Tesi

The Barefoot Author

Walking Gently Where This World and Imagination Meet


Magical November Nights

Published by Tesi under on Tuesday, November 23, 2010



The world is so quiet, on a Sunday night before Thanksgiving. The full moon peeks out behind racing clouds, coy as a scarf dancer allowing only a glimpse of herself to be seen before the filmy fabric of clouds is whisked back in front of her. It’s so warm the trees think it’s spring; buds adorn the tips of branches that still haven’t lost this year’s leaves. They stand out against the back sky like so many little candles, lit by the orange glow of the streetlight.

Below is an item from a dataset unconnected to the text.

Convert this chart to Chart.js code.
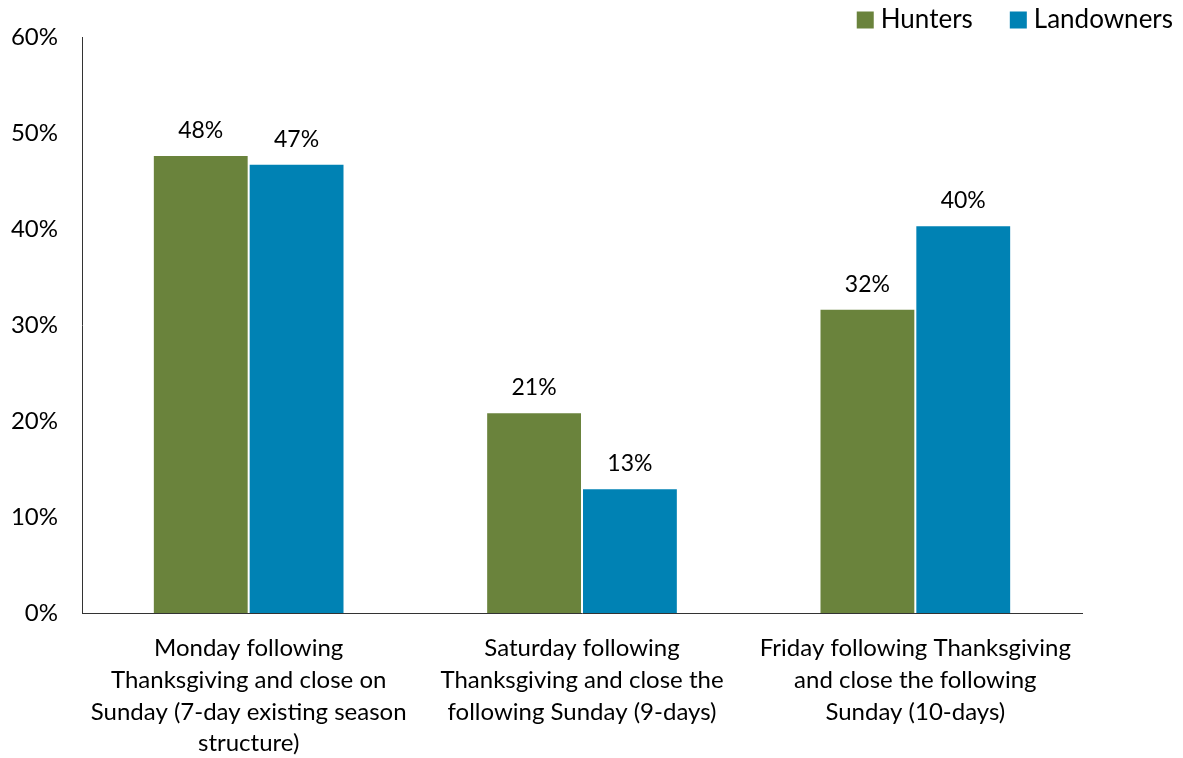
<!DOCTYPE html>
<html>
<head>
<meta charset="utf-8">
<title>Season structure preference</title>
<script src="https://cdn.jsdelivr.net/npm/chart.js@4.4.1/dist/chart.umd.min.js"></script>
<style>
  html, body { margin: 0; padding: 0; background: #fff; }
  #wrap { width: 1183px; height: 758px; }
</style>
</head>
<body>
<div id="wrap"><canvas id="seasonChart" width="1183" height="758"></canvas></div>
<script>
const categories = [
  ['Monday following', 'Thanksgiving and close on', 'Sunday (7-day existing season', 'structure)'],
  ['Saturday following', 'Thanksgiving and close the', 'following Sunday (9-days)'],
  ['Friday following Thanksgiving', 'and close the following', 'Sunday (10-days)']
];
const hunters = [47.7, 20.9, 31.7];
const landowners = [46.8, 13.0, 40.4];
const yTicks = [0, 10, 20, 30, 40, 50, 60];

const FONT = 'Lato, "Open Sans", sans-serif';

// percent labels above each bar
const barValueLabels = {
  id: 'barValueLabels',
  afterDatasetsDraw(chart) {
    const ctx = chart.ctx;
    ctx.save();
    ctx.font = '23px ' + FONT;
    ctx.fillStyle = '#000';
    ctx.textAlign = 'center';
    ctx.textBaseline = 'bottom';
    chart.data.datasets.forEach((ds, i) => {
      chart.getDatasetMeta(i).data.forEach((bar, j) => {
        ctx.fillText(Math.round(ds.data[j]) + '%', bar.x, bar.y - 13);
      });
    });
    ctx.restore();
  }
};

// legend in the top right corner, laid out right to left
const cornerLegend = {
  id: 'cornerLegend',
  afterDraw(chart) {
    const ctx = chart.ctx;
    const box = 17, gap = 7, spacing = 37, midY = 20;
    ctx.save();
    ctx.font = '26px ' + FONT;
    ctx.textBaseline = 'middle';
    ctx.textAlign = 'left';
    let x = chart.width - 10;
    const sets = chart.data.datasets.slice().reverse();
    sets.forEach(ds => {
      const w = ctx.measureText(ds.label).width;
      const textX = x - w;
      const boxX = textX - gap - box;
      ctx.fillStyle = ds.backgroundColor;
      ctx.fillRect(boxX, midY - box / 2, box, box);
      ctx.fillStyle = '#000';
      ctx.fillText(ds.label, textX, midY);
      x = boxX - spacing;
    });
    ctx.restore();
  }
};

const ctx = document.getElementById('seasonChart').getContext('2d');
const seasonChart = new Chart(ctx, {
  type: 'bar',
  data: {
    labels: categories,
    datasets: [
      {
        label: 'Hunters',
        data: hunters,
        backgroundColor: '#6a833c',
        borderColor: 'rgba(255,255,255,0.7)',
        borderWidth: 1
      },
      {
        label: 'Landowners',
        data: landowners,
        backgroundColor: '#0082b4',
        borderColor: 'rgba(255,255,255,0.7)',
        borderWidth: 1
      }
    ]
  },
  options: {
    responsive: false,
    maintainAspectRatio: false,
    animation: false,
    categoryPercentage: 0.575,
    barPercentage: 1.0,
    layout: { padding: { left: 0, right: 0, top: 37, bottom: 0 } },
    plugins: {
      tooltip: { enabled: false },
      legend: { display: false }
    },
    scales: {
      x: {
        grid: { display: false },
        border: { display: true, color: '#333', width: 1 },
        ticks: {
          color: '#000',
          font: { family: FONT, size: 24, lineHeight: 1.33 },
          padding: 11,
          maxRotation: 0,
          autoSkip: false
        },
        afterFit(s) { s.height = 145; }
      },
      y: {
        min: 0,
        max: 60,
        afterBuildTicks(s) { s.ticks = yTicks.map(v => ({ value: v })); },
        grid: { display: false },
        border: { display: true, color: '#333', width: 1 },
        ticks: {
          color: '#000',
          font: { family: FONT, size: 24 },
          padding: 16,
          callback: v => v + '%'
        },
        afterFit(s) { s.width = 82; }
      },
      yRight: {
        position: 'right',
        display: true,
        grid: { display: false },
        border: { display: false },
        ticks: { display: false },
        afterFit(s) { s.width = 101; }
      }
    }
  },
  plugins: [barValueLabels, cornerLegend]
});
</script>
</body>
</html>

I sit cross-legged on the concrete, dead leaves at my feet, marveling at trees whose leaves are still green—and gold—and red—awed that branches which should be naked are instead bedecked with the hope of spring.

A gentle breeze rustles the remaining leaves, whisking away the sounds that try to intrude on the silence of this November night. It’s a night for magic. Not the showy make-an-elephant-appear-out-of-thin-air kind of magic; a quiet magic of the kind that takes your corner of the world and lifts it into somewhere you’ve been but can’t quite remember. It’s Venice on a dark night, threatening rain. It’s Cincinnati on Christmas Eve, with Belgian waffles and bitter lattes. It’s a cobbled plaza in Rome, a back street in Dublin, a secret corner of an old walled city in Spain. It’s that place where you stand still for a moment, feeling life and time part around you like a stream parting for a boulder as you just…watch. Silent. Listening. Not sure what you might hear.

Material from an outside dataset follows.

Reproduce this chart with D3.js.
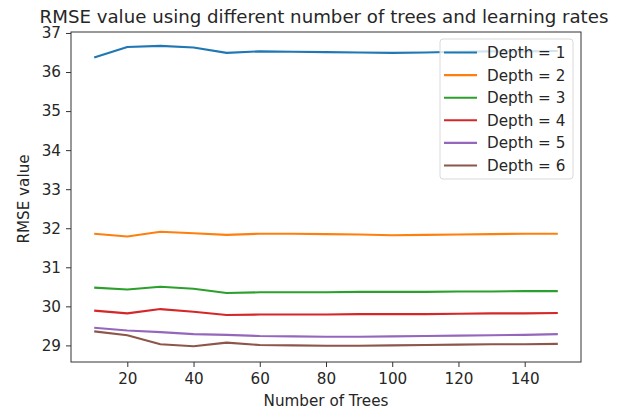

The shop windows are all decorated for Christmas, each pane of glass revealing a snapshot of a world that only exists in children’s books and fairy tales. It whispers of steadfast tin soldiers and velveteen rabbits, of cats with bells around their necks and little engines that can. Lights sparkle off every shiny surface, carrying the magic of ten-thousand Christmases and the children who have fallen asleep beneath them, dreaming of the moment when they will wake to the most magical day of all. Christmas.


It's too beautiful to be indoors, yet not a single person is out. I could be in a ghost town or on the set of a Ronald Reagan movie after all the actors have gone home. Perhaps it’s too late in the year for anyone to think about walking the streets after dark; or perhaps they’ve all gone home for the holiday. Maybe they’ve all just…disappeared.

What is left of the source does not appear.